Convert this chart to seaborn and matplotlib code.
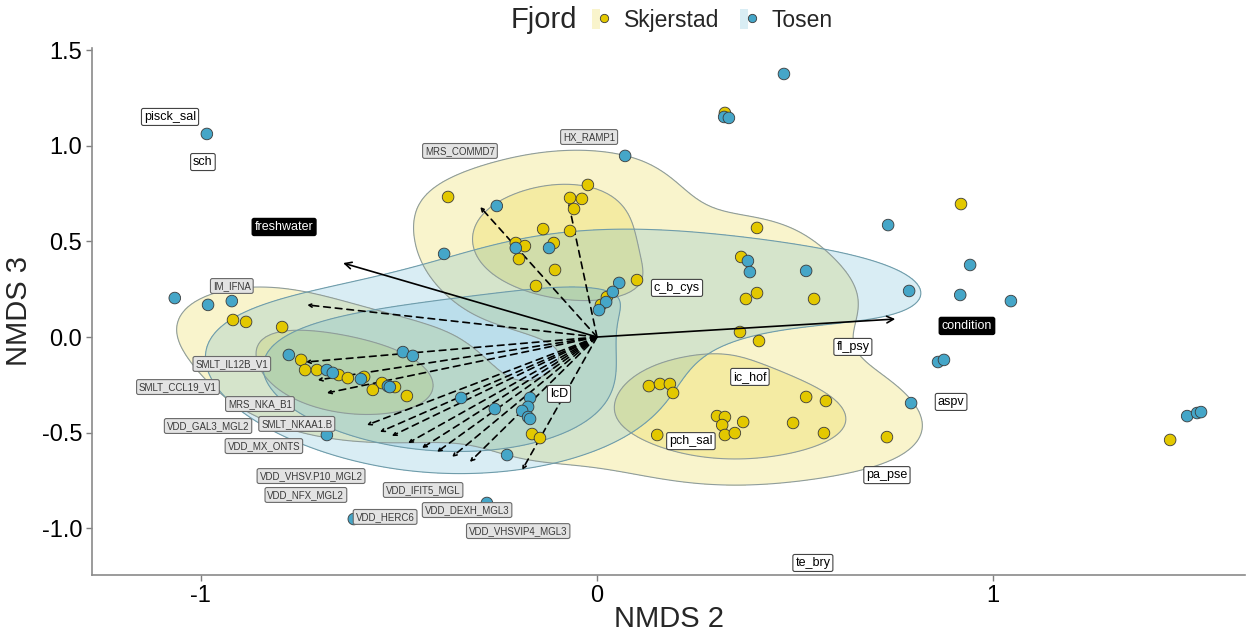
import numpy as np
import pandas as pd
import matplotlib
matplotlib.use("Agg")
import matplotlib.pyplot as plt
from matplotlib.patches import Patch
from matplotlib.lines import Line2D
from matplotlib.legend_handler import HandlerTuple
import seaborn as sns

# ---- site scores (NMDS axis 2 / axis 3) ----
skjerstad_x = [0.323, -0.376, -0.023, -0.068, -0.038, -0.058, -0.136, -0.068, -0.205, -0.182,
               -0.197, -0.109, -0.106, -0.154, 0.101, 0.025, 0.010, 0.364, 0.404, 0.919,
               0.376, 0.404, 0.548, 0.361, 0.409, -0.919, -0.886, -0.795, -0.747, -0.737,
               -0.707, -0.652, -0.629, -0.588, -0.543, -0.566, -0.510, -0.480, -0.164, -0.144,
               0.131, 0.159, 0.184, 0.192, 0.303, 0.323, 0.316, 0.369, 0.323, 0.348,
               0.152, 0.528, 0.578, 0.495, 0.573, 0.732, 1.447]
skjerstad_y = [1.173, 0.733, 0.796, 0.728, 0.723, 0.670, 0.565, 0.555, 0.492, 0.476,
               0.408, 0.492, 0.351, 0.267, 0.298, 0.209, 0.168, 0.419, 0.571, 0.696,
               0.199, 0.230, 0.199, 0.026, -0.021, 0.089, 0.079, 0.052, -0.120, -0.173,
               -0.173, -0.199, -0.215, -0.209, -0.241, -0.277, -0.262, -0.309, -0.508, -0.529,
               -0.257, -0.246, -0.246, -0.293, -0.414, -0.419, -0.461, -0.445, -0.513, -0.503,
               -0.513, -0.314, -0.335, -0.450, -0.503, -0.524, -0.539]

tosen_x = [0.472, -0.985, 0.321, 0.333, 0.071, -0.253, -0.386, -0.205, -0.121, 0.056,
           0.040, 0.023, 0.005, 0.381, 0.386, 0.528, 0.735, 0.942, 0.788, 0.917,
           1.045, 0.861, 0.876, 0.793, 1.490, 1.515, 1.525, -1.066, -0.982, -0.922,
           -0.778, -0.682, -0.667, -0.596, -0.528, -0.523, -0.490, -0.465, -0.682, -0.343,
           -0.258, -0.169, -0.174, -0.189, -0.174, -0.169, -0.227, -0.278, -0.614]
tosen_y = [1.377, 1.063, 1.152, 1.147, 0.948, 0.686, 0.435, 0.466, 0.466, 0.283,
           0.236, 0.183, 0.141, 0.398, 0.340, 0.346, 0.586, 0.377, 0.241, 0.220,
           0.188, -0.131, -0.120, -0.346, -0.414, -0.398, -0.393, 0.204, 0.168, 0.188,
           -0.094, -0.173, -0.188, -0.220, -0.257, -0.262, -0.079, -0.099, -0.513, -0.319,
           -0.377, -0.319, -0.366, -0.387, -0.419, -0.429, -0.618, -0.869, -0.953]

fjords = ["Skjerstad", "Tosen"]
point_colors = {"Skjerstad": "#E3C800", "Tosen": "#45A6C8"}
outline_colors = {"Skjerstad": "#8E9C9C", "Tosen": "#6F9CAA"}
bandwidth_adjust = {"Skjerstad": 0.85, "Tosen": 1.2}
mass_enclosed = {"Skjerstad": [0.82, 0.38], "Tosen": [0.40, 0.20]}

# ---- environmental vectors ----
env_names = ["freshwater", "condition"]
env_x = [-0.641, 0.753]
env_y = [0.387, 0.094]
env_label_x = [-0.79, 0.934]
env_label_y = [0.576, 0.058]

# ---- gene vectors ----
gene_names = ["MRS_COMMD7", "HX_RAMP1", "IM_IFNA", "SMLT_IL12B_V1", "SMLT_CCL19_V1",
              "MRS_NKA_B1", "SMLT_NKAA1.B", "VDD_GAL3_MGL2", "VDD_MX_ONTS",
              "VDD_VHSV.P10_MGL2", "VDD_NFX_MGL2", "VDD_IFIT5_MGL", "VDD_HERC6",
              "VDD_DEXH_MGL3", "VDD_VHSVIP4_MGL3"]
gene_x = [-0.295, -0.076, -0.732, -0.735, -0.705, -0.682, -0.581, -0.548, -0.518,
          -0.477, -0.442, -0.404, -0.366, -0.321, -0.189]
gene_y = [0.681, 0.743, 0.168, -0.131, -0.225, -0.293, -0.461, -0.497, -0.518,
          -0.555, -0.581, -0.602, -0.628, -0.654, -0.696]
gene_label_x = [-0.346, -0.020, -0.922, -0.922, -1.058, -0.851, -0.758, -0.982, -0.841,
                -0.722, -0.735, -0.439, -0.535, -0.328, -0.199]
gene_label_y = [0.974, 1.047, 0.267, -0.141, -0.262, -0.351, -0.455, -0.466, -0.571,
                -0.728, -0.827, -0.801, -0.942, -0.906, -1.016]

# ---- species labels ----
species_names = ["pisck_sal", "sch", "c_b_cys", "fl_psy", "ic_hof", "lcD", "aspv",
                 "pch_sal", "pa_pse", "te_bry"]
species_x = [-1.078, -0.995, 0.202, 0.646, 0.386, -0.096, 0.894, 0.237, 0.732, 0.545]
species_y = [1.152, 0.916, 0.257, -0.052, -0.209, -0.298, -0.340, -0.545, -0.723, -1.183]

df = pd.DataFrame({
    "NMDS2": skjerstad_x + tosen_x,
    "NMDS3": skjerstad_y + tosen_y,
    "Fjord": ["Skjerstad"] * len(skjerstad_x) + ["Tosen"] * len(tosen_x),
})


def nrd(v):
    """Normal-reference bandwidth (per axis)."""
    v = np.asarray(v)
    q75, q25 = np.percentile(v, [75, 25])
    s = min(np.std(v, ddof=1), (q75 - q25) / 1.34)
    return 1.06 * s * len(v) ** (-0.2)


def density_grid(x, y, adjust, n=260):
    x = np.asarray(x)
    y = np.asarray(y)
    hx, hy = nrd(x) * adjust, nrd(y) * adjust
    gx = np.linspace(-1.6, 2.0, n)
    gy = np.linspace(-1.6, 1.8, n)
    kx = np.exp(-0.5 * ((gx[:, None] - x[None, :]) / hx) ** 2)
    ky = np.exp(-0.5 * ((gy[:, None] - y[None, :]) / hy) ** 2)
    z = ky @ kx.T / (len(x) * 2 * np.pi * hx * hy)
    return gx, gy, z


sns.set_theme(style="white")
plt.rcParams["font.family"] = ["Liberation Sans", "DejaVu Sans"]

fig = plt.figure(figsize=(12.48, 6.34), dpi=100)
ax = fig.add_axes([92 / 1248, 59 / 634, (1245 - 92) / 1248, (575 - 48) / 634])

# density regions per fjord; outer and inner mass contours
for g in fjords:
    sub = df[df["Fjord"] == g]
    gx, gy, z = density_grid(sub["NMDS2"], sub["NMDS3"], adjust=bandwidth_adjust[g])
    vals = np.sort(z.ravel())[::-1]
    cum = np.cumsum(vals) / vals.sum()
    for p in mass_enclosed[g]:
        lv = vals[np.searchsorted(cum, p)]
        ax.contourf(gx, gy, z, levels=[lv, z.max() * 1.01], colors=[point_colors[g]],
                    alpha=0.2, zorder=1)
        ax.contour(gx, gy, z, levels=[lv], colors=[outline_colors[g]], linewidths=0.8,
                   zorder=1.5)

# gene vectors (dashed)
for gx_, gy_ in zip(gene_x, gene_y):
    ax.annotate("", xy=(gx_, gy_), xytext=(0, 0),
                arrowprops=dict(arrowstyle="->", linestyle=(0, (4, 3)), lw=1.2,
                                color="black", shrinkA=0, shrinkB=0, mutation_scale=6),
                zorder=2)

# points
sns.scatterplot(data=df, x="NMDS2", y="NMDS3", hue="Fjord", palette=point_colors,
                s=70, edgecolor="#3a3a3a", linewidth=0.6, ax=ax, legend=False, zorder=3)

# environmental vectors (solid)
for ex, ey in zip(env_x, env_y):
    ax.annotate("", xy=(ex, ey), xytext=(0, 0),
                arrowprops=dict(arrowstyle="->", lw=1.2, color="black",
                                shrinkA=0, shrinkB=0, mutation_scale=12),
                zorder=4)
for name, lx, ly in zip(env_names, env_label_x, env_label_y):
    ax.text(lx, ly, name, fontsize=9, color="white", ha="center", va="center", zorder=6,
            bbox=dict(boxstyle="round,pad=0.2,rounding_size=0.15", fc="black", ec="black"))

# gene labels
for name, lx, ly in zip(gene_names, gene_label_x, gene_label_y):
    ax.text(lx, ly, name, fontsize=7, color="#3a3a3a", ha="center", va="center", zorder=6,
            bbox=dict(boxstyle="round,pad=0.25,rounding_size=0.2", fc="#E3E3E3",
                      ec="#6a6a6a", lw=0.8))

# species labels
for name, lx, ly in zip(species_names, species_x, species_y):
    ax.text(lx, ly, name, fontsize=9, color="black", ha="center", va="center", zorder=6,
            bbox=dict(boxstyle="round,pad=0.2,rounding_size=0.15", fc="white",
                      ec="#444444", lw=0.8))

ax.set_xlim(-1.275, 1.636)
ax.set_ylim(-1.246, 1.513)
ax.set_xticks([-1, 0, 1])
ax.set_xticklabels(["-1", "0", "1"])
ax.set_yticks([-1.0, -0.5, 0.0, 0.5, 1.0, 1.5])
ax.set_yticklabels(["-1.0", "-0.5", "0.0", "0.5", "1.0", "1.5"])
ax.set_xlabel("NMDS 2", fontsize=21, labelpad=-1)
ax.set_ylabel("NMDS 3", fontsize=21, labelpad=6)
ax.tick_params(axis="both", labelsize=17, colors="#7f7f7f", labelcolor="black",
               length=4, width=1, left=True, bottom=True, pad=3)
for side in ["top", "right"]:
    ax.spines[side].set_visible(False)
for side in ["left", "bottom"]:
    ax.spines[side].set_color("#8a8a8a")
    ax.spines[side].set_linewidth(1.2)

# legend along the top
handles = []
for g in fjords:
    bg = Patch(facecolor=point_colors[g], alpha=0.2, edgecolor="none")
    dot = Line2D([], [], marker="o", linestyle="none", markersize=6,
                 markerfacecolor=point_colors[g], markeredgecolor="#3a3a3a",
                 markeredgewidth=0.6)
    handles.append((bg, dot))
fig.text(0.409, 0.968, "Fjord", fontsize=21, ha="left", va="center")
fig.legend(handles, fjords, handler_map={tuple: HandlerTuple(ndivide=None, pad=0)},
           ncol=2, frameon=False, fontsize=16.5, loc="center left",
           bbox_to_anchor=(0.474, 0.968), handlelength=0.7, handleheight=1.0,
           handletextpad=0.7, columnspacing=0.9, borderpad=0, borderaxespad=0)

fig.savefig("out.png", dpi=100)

* * *

> _Problem details_:
Leave the pictures out and reproduce exactly the lines from the top of the listing above through the line with "import seaborn as sns".

> _Task solution_:
Convert this chart to seaborn and matplotlib code.
import numpy as np
import pandas as pd
import matplotlib
matplotlib.use("Agg")
import matplotlib.pyplot as plt
from matplotlib.patches import Patch
from matplotlib.lines import Line2D
from matplotlib.legend_handler import HandlerTuple
import seaborn as sns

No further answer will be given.